Servono anche dei leader per risollevarci?
«Sicuramente servono più leader e meno capi, leader appunto capaci di leggere la realtà presente senza lasciarsi ipnotizzare dal mondo delle false illusioni delle post-verità, del bipensiero, ma competente e capace di modulare l’immunità psichica. È chiaro che andrebbe aiutato e qui l’importanza di una figura in azienda che abbia queste competenze».
E cosa devono fare e come devono farlo?
«Credo di avere in parte risposto precedentemente. Di certo non ci può essere leader e capo senza che esso sappia trasmettere l’entusiasmo e l’esempio: si costruisce un team dando esempio. L’investimento umano sui propri collaboratori e la loro qualità di vita, nonché gratificazione professionale, è di estrema importanza per sentirsi squadra».
Qual è la cosa più importante che ci serve a livello collettivo per guardare avanti e non indietro?
«Il paradosso attuale è che in questa situazione avremmo bisogno e dovremmo essere uniti ma anche distanti e ciò sarà l’operazione più difficile, perché noi tutti abbiamo bisogno, per stare bene, di fisicità e condivisione. Ora la prima manca, ma il cum-dividere non necessita di sola fisicità. Oggi, come non mai, la condivisione e la comunicazione tra persone di differenti ruoli professionali è determinante. Questa che si è presentata può essere un’irripetibile occasione per riconvertire non solo le produzioni per far sopravvivere economicamente un’impresa o un’azienda, ma per attuare un’epistemologia differente».
Cosa può scatenare la voglia di cambiare, innovare… un aspetto che il nostro Paese sembra aver perso da tempo?

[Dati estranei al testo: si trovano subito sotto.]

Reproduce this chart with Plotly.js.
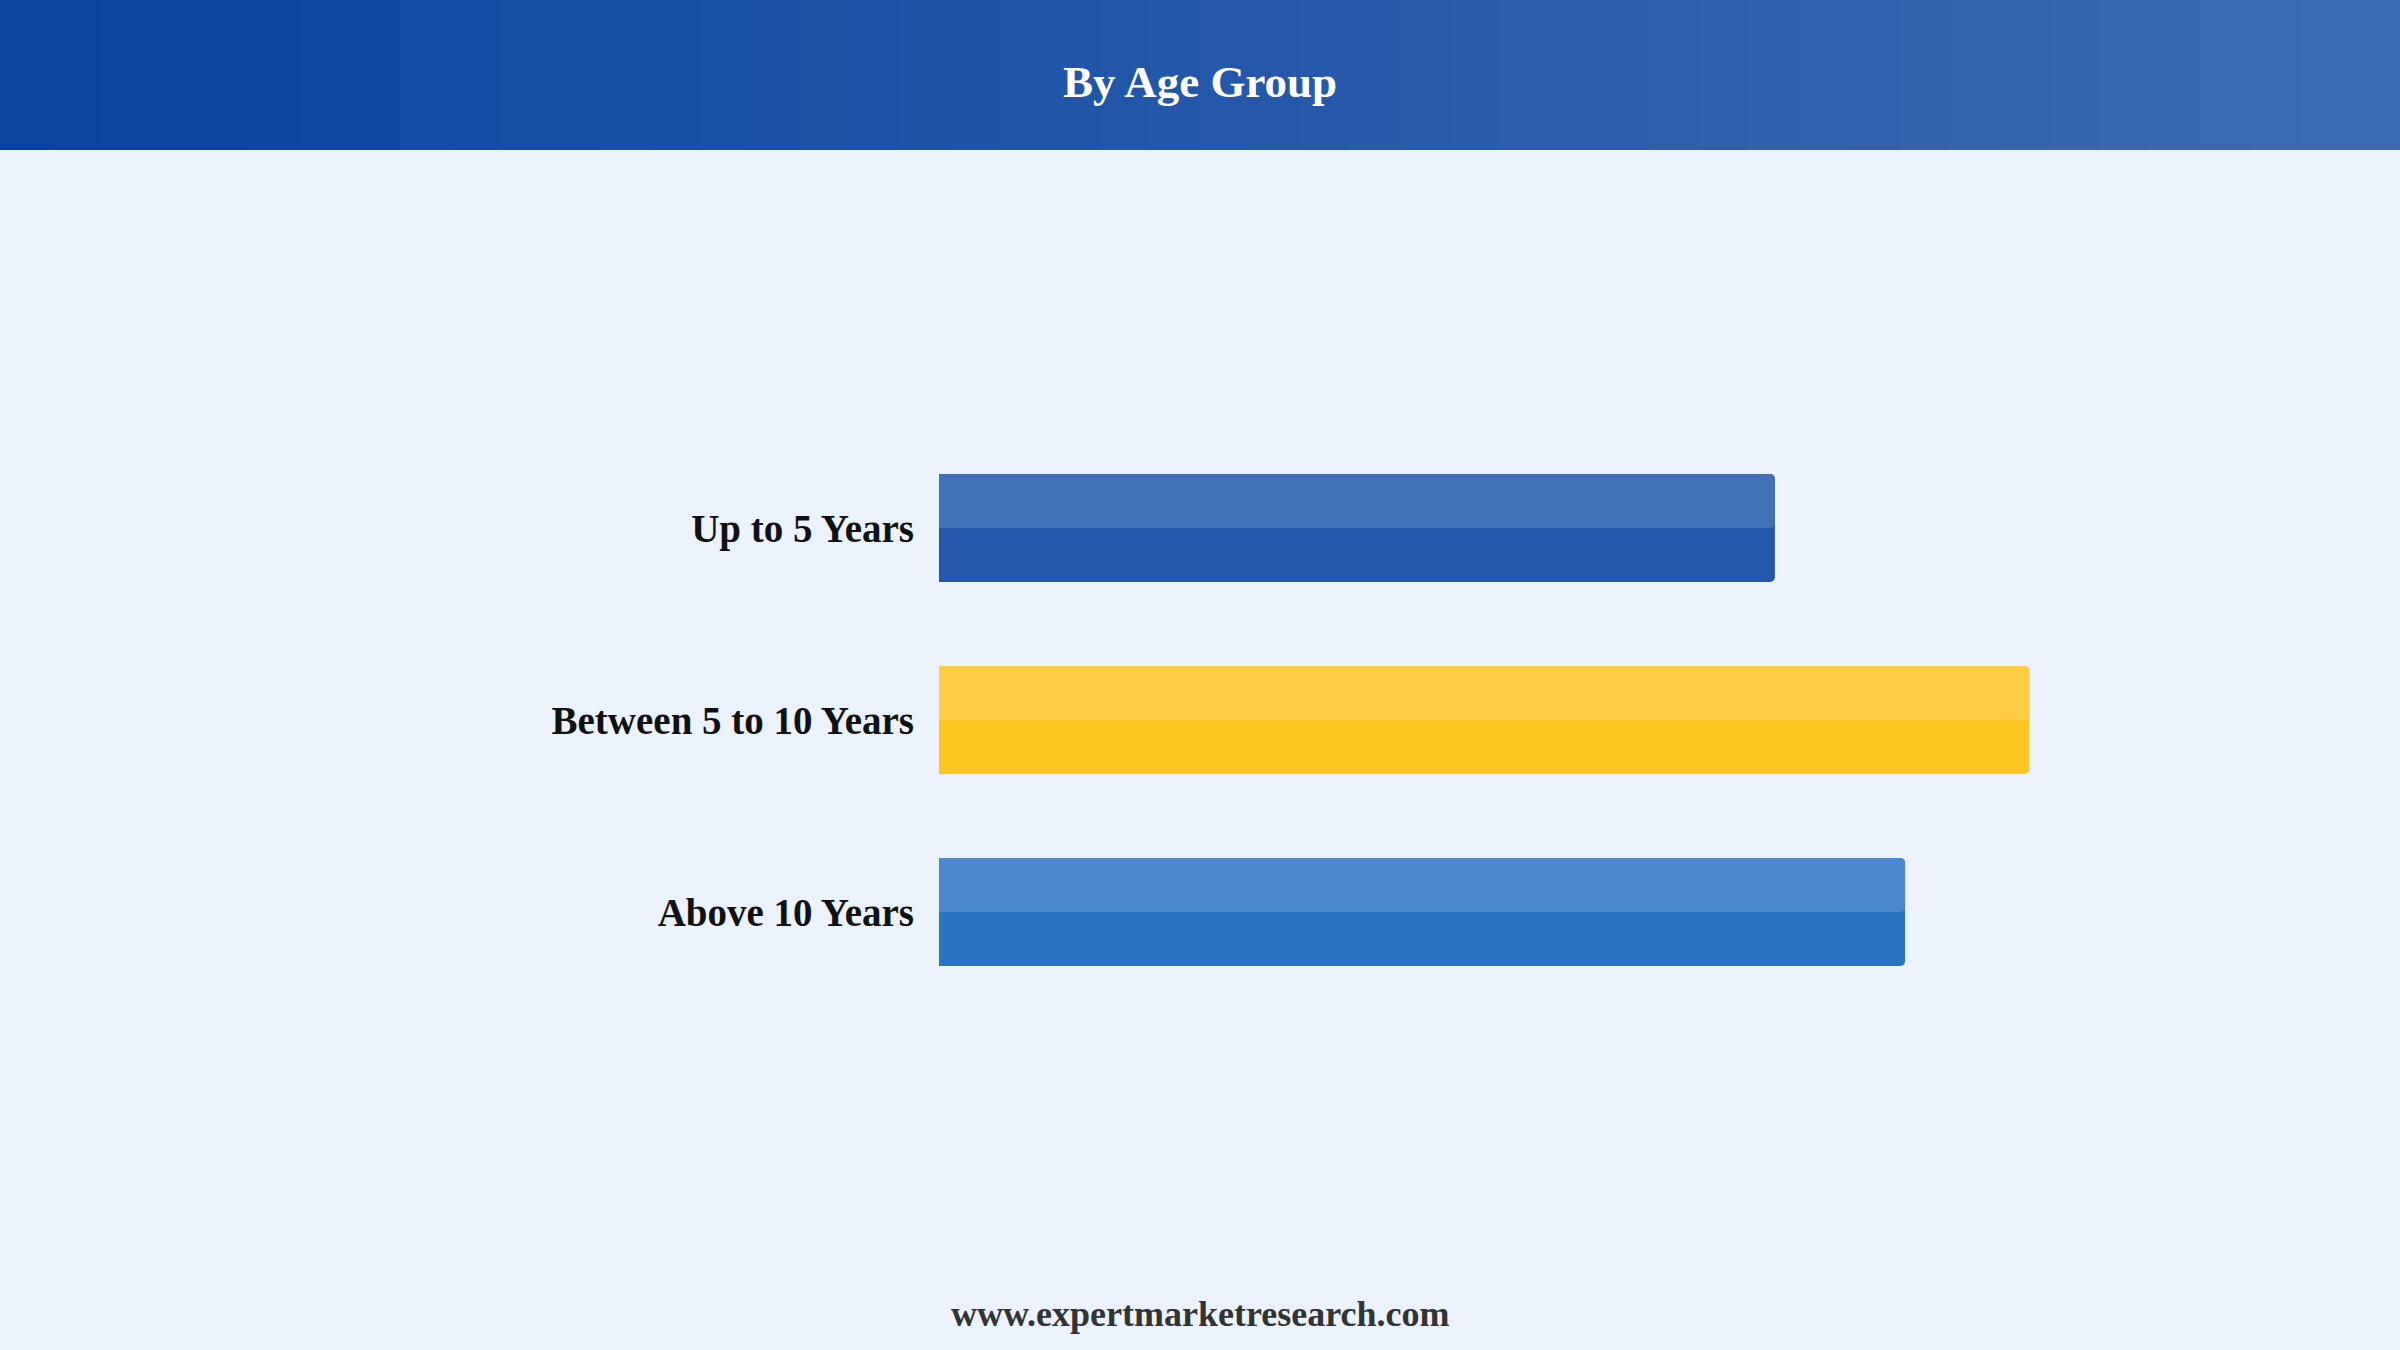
<!DOCTYPE html>
<html>
<head>
<meta charset="utf-8">
<script src="https://cdn.plot.ly/plotly-3.0.1.min.js"></script>
<style>
  html, body { margin: 0; padding: 0; background: #EBF2FC; }
  #chart { width: 2400px; height: 1350px; }
</style>
</head>
<body>
<div id="chart"></div>
<script>
var categories = ['Up to 5 Years', 'Between 5 to 10 Years', 'Above 10 Years'];
var shares = [28.9, 37.7, 33.4];
var darkColors = ['#2358AC', '#FCC51F', '#2A72C4'];
var lightColors = ['#4270B4', '#FECD44', '#4A87CD'];

var W = 2400, H = 1350;

// header band, drawn as thin strips to fake the left-to-right gradient
function mix(a, b, t) {
    return 'rgb(' + [0, 1, 2].map(function (i) {
        return Math.round(a[i] + (b[i] - a[i]) * t);
    }).join(',') + ')';
}
var headerShapes = [];
var strips = 48;
for (var i = 0; i < strips; i++) {
    headerShapes.push({
        type: 'rect', xref: 'paper', yref: 'paper', layer: 'below',
        x0: i / strips, x1: (i + 1) / strips + 0.001,
        y0: 1 - 150 / H, y1: 1,
        fillcolor: mix([11, 67, 160], [61, 107, 179], i / (strips - 1)),
        line: { width: 0 }
    });
}

var darkBars = {
    type: 'bar',
    orientation: 'h',
    y: categories,
    x: shares,
    width: 0.5625,
    marker: { color: darkColors, cornerradius: 5 },
    hoverinfo: 'skip'
};

var lightBars = {
    type: 'bar',
    orientation: 'h',
    y: categories,
    x: shares,
    width: 0.28125,
    offset: -0.28125,
    marker: { color: lightColors, cornerradius: 5 },
    hoverinfo: 'skip'
};

var layout = {
    width: W,
    height: H,
    margin: { l: 0, r: 0, t: 0, b: 0 },
    paper_bgcolor: '#EBF2FC',
    plot_bgcolor: 'rgba(0,0,0,0)',
    showlegend: false,
    barmode: 'overlay',
    title: {
        text: '<b>By Age Group</b>',
        x: 0.5, xanchor: 'center',
        y: 1 - 81 / H, yanchor: 'middle',
        font: { family: 'Liberation Serif, Times New Roman, serif', size: 45, color: '#ffffff' }
    },
    xaxis: {
        domain: [939 / W, 2096 / W],
        range: [0, 40],
        showgrid: false, zeroline: false, showline: false,
        showticklabels: false, fixedrange: true
    },
    yaxis: {
        domain: [(H - 1008) / H, (H - 432) / H],
        type: 'category',
        range: [2.5, -0.5],
        showgrid: false, zeroline: false, showline: false,
        ticks: '',
        ticklabelstandoff: 24,
        tickfont: { family: 'Liberation Serif, Times New Roman, serif', size: 39, color: '#111111', weight: 'bold' },
        fixedrange: true
    },
    shapes: headerShapes,
    annotations: [{
        text: '<b>www.expertmarketresearch.com</b>',
        xref: 'paper', yref: 'paper',
        x: 0.5, y: 1 - 1314 / H,
        xanchor: 'center', yanchor: 'middle',
        showarrow: false,
        font: { family: 'Liberation Serif, Times New Roman, serif', size: 36, color: '#333333' }
    }]
};

Plotly.newPlot('chart', [darkBars, lightBars], layout, { displayModeBar: false, staticPlot: true });
</script>
</body>
</html>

«Esattamente quello che dicevo nelle risposte precedenti: riconvertire, rigenerarsi, cogliere l’occasione per inventare un nuovo futuro. Ovviamente dipende molto da come è costruita la società in cui si vive e al tipo di attività dell’azienda. Un contesto pieno di clientelismi o di associazioni più o meno legali di potere, e quindi di prevaricazioni e privilegi per pochi, è difficile che possa cambiare degenerando in quello che in parte sta già avvenendo, ovvero in una rabbia che porta a fenomeni sociali regressivi che ho elencato prima. In questo senso l’Italia non parte molto bene e non è avvantaggiata rispetto ad altri paesi europei, anche se non dimentichiamo che se nei paesi del Centro o del Nord Europa vige un’organizzazione e un senso di comunità e civiltà maggiori per il bene comune, per l’ambiente, i diritti civili, è vero anche che l’Italia ha dalla sua parte l’intraprendenza e la capacità di innovare. Io credo che più che la voglia che manca in questo Paese, questi siano stati lunghi anni di intorpidimento ipnotico, a causa di una classe dirigente e politica che ha puntato su passioni tristi, fragili, usa e getta, e non su uno spazio e un qui e ora pregno della storia passata e del momento presente e del sentimento della speranza e della fiducia. In questo senso ci sarà molto da lavorare in un’Italia che sta facendo di un virus una questione politica e non sanitaria. Siamo comunque in buona, o cattiva, compagnia, ma questo non deve essere un alibi».